You are right to worry about what we're supposed to do with this imperfect data. I don't see it as a mandate for a specific policy. I see it as a tool that reframes the problem. It suggests we should be less concerned with just "catching cheaters" and more concerned with designing assignments and tools that explicitly demand the kind of cognitive integration that lights up the brain. Which is why I write "We must teach students not just how to use these tools, but how, when and why."
So, while nothing has been "proven" definitively, I don't think it's true that "nothing has been learned." We've simply replaced a general suspicion with a specific, albeit preliminary, overview of the cognitive firing, and sometimes lack thereof. And that feels like a necessary first step.
Well you are an optimist. I spent many years back at Johns Hopkins looking at brains playing music, listening to music, being surprised by music, and I'm more suspicious than the usual technology and how we've come to intuit it all (brains lighting up!) than anything else.

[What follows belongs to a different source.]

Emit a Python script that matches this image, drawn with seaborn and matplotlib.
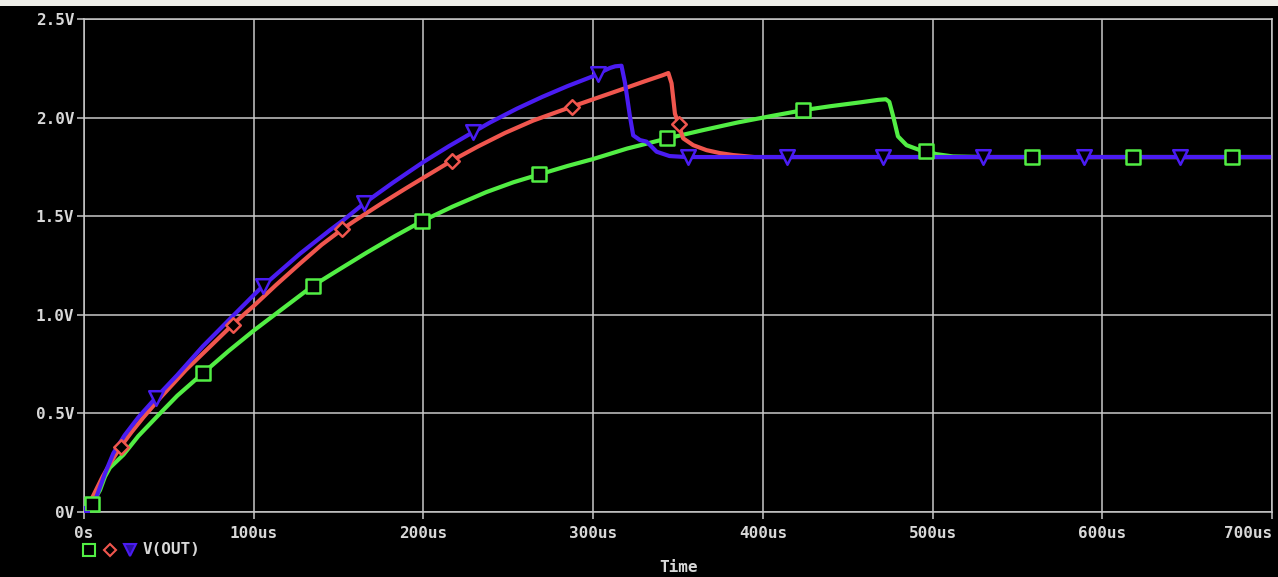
import matplotlib
matplotlib.use("Agg")
import matplotlib.pyplot as plt
from matplotlib.lines import Line2D
from matplotlib.patches import Rectangle
import seaborn as sns
import pandas as pd

# traces (time in us, volts)
green_t = [0, 2, 4.7, 9.4, 12.4, 15.3, 23.2, 32, 44.8, 55, 70, 85, 100, 111.5, 135, 150, 166.5,
           183, 199, 217, 237, 253, 268.3, 285, 300, 320, 344, 365, 385, 405, 424, 440, 458,
           468, 472.5, 474.5, 476.8, 479.6, 484.7, 492.5, 496, 502, 512, 530, 560, 600, 650, 700]
green_v = [0, 0.015, 0.04, 0.11, 0.18, 0.225, 0.29, 0.385, 0.50, 0.59, 0.703, 0.815, 0.92, 0.995,
           1.148, 1.228, 1.315, 1.398, 1.474, 1.548, 1.622, 1.672, 1.712, 1.755, 1.79, 1.843,
           1.895, 1.937, 1.975, 2.008, 2.038, 2.058, 2.078, 2.09, 2.093, 2.08, 2.006, 1.905,
           1.86, 1.835, 1.831, 1.815, 1.803, 1.80, 1.80, 1.80, 1.80, 1.80]

red_t = [0, 3, 7, 11, 16, 21.6, 28, 35, 45, 60, 75, 87.6, 95.3, 100, 113, 127.3, 140, 152.2,
         159.7, 175, 190, 200, 216.6, 232, 248, 264.7, 287.3, 300, 315.8, 330, 341, 344.3,
         346.2, 348.2, 350.3, 353, 359, 366.8, 374.7, 382.5, 395, 450, 550, 700]
red_v = [0, 0.04, 0.11, 0.18, 0.255, 0.331, 0.405, 0.48, 0.58, 0.72, 0.845, 0.95, 1.01, 1.045,
         1.15, 1.26, 1.355, 1.434, 1.478, 1.563, 1.643, 1.695, 1.781, 1.853, 1.922, 1.985, 2.055,
         2.093, 2.14, 2.183, 2.215, 2.226, 2.174, 2.02, 1.968, 1.895, 1.86, 1.835, 1.82, 1.81,
         1.80, 1.80, 1.80, 1.80]

blue_t = [0, 3, 7.4, 12.4, 17.3, 24, 32, 42.4, 55, 70, 88.4, 100, 105.3, 127.3, 145, 152.8, 165,
          182, 200, 215, 229, 239.2, 255, 270, 285, 300, 305, 310, 313, 316.7, 318.8, 321.7,
          323.6, 327.6, 331.5, 337.4, 345, 355, 450, 550, 700]
blue_v = [0, 0.03, 0.078, 0.196, 0.298, 0.39, 0.48, 0.58, 0.695, 0.84, 1.0, 1.10, 1.145, 1.31,
          1.43, 1.48, 1.565, 1.67, 1.775, 1.855, 1.925, 1.975, 2.045, 2.105, 2.16, 2.21, 2.232,
          2.252, 2.26, 2.263, 2.175, 2.005, 1.91, 1.886, 1.878, 1.827, 1.805, 1.80, 1.80,
          1.80, 1.80]

# trace symbols
green_mk_t = [4.7, 70, 135, 199, 268.3, 343.7, 423.8, 496, 558.5, 618, 676.4]
green_mk_v = [0.04, 0.703, 1.148, 1.474, 1.712, 1.895, 2.038, 1.831, 1.80, 1.80, 1.80]
red_mk_t = [21.6, 87.6, 152.2, 216.6, 287.3, 350.3]
red_mk_v = [0.331, 0.95, 1.434, 1.781, 2.055, 1.968]
blue_mk_t = [42.4, 105.3, 165, 229, 302.7, 356, 414, 471, 530, 589, 646]
blue_mk_v = [0.58, 1.145, 1.565, 1.925, 2.222, 1.80, 1.80, 1.80, 1.80, 1.80, 1.80]

x_ticks = [0, 100, 200, 300, 400, 500, 600, 700]
x_labels = ["0s", "100us", "200us", "300us", "400us", "500us", "600us", "700us"]
y_ticks = [0, 0.5, 1.0, 1.5, 2.0, 2.5]
y_labels = ["0V", "0.5V", "1.0V", "1.5V", "2.0V", "2.5V"]

GREEN = "#52ee44"
RED = "#f0564e"
BLUE = "#4a1cf2"
GRID = "#c8c8c8"
TXT = "#d8d8d8"

sns.set_style("dark")
plt.rcParams["font.family"] = ["DejaVu Sans Mono", "DejaVu Sans"]

fig = plt.figure(figsize=(12.78, 5.77), dpi=100, facecolor="black")
ax = fig.add_axes([84 / 1278, 65 / 577, 1188 / 1278, 493 / 577])
ax.set_facecolor("black")

traces = [(green_t, green_v, GREEN), (red_t, red_v, RED), (blue_t, blue_v, BLUE)]
for t, v, c in traces:
    df = pd.DataFrame({"t": t, "v": v})
    sns.lineplot(data=df, x="t", y="v", color=c, lw=3.0, sort=False, estimator=None, ax=ax)

marks = [(green_mk_t, green_mk_v, GREEN, "s", 95),
         (red_mk_t, red_mk_v, RED, "D", 55),
         (blue_mk_t, blue_mk_v, BLUE, "v", 110)]
for t, v, c, m, s in marks:
    dm = pd.DataFrame({"t": t, "v": v})
    sns.scatterplot(data=dm, x="t", y="v", marker=m, s=s, facecolor="black",
                    edgecolor=c, linewidth=1.8, ax=ax, zorder=5)
ax.plot([0], [0], marker="+", color=BLUE, ms=9, mew=1.5, zorder=6)

ax.set_xlim(0, 700)
ax.set_ylim(0, 2.5)
ax.set_xticks(x_ticks)
ax.set_xticklabels(x_labels)
ax.set_yticks(y_ticks)
ax.set_yticklabels(y_labels)
ax.set_xlabel("")
ax.set_ylabel("")
ax.grid(True, color=GRID, lw=1.1)
ax.set_axisbelow(True)
for sp in ax.spines.values():
    sp.set_visible(True)
    sp.set_color(GRID)
    sp.set_linewidth(1.1)
ax.tick_params(axis="both", colors=GRID, labelcolor=TXT, direction="out",
               length=5, width=1.1, labelsize=11.5)
ax.tick_params(axis="x", pad=5, bottom=True)
ax.tick_params(axis="y", pad=2, left=True)
for lab in ax.get_xticklabels() + ax.get_yticklabels():
    lab.set_fontweight("bold")
ax.get_xticklabels()[-1].set_horizontalalignment("right")

# legend row under the plot
ly = 27 / 577
fig.add_artist(Line2D([89 / 1278], [ly], marker="s", ms=8, mfc="none", mec=GREEN, mew=1.5,
                      transform=fig.transFigure))
fig.add_artist(Line2D([110 / 1278], [ly], marker="D", ms=6, mfc="none", mec=RED, mew=1.5,
                      transform=fig.transFigure))
fig.add_artist(Line2D([130 / 1278], [ly], marker="v", ms=8, mfc="#2a10a0", mec=BLUE, mew=1.5,
                      transform=fig.transFigure))
fig.text(143 / 1278, ly, "V(OUT)", color=TXT, fontsize=11.5, fontweight="bold", va="center")
fig.text(678 / 1278, 9 / 577, "Time", color=TXT, fontsize=11.5, fontweight="bold",
         ha="center", va="center")

# light strip along the top edge
fig.patches.append(Rectangle((0, 1 - 6 / 577), 1, 6 / 577, transform=fig.transFigure,
                             facecolor="#eeeee8", edgecolor="none", zorder=10))

fig.savefig("out.png", dpi=100, facecolor="black")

I appreciate (truly) your optimism. I think there are different ways to think about what will happen to different groups in working with LLMs differently, over time.
I'm currently reviewing Adam Zeman's work on imagination and aphantasia. So I'm steeped in the brains and our misconceptions. 10 years ago nobody knew about aphantasia. Some of us embed all of our imagination in language. Some don't. Are those of us who do more immune to whatever is going on with LLMs than others? These are more interesting questions to me.
Oh, I think I am pessimistic about humanity. I see many instances of laziness, giving over cognitive faculties to the LLM, presenting the work, without scrutinizing it and not building the knowledge. I am very worried about this.
The work you are doing is very interesting. This could be impactful on many levels. I will look at Adam Zeman's work and look forward to learning more from yours.
I'll chime in to add that this work - esp the EEG results - is aligned with a voluminous literature on memory and learning that goes back many many decades and precedes fancy measurement tools. So those of us in or adjacent to the cognitive science world definitely would have anticipated this, not because of priors with students, but because of priors in research. I think the ownership/memory findings are predictable as well, but I am thinking about the implications those findings might have more broadly - if I get somewhere interesting, will share.
Personally, I'd much rather write my own thoughts than let a machine generate them for me. We need to revise the goals of pedagogy. Grading students creates an artificial goal to achieve, thus encouraging taking shortcuts and even outright cheating. This isn't a new problem. How often have we heard that a student might be especially adept at passing tests, but is otherwise mediocre? Conversely, how often have we seen someone who is weak at test taking suddenly shine in more substantive areas?
//
"The MIT study is not merely about pedagogy. It is about sovereignty of thought".
Ah, but that begins with pedagogy! It brings to mind memories of my grade school days, with teachers sternly demanding obedience above all else. I've been told this is no longer the case, yet we still use much of the same methodology and expectations designed to induce conformity over thinking for oneself - that is, sovereignty of thought.
//
"The solution is not prohibition. It is reorientation. We must build systems that enhance engagement, not mute it. We must teach students not just how to use these tools, but how, when and why".
That reorientation will necessitate transforming the grade motive to something more substantive. I don't know exactly what or how, but grade seeking is problematic in its own right, and severely exacerbated by the advent of AI.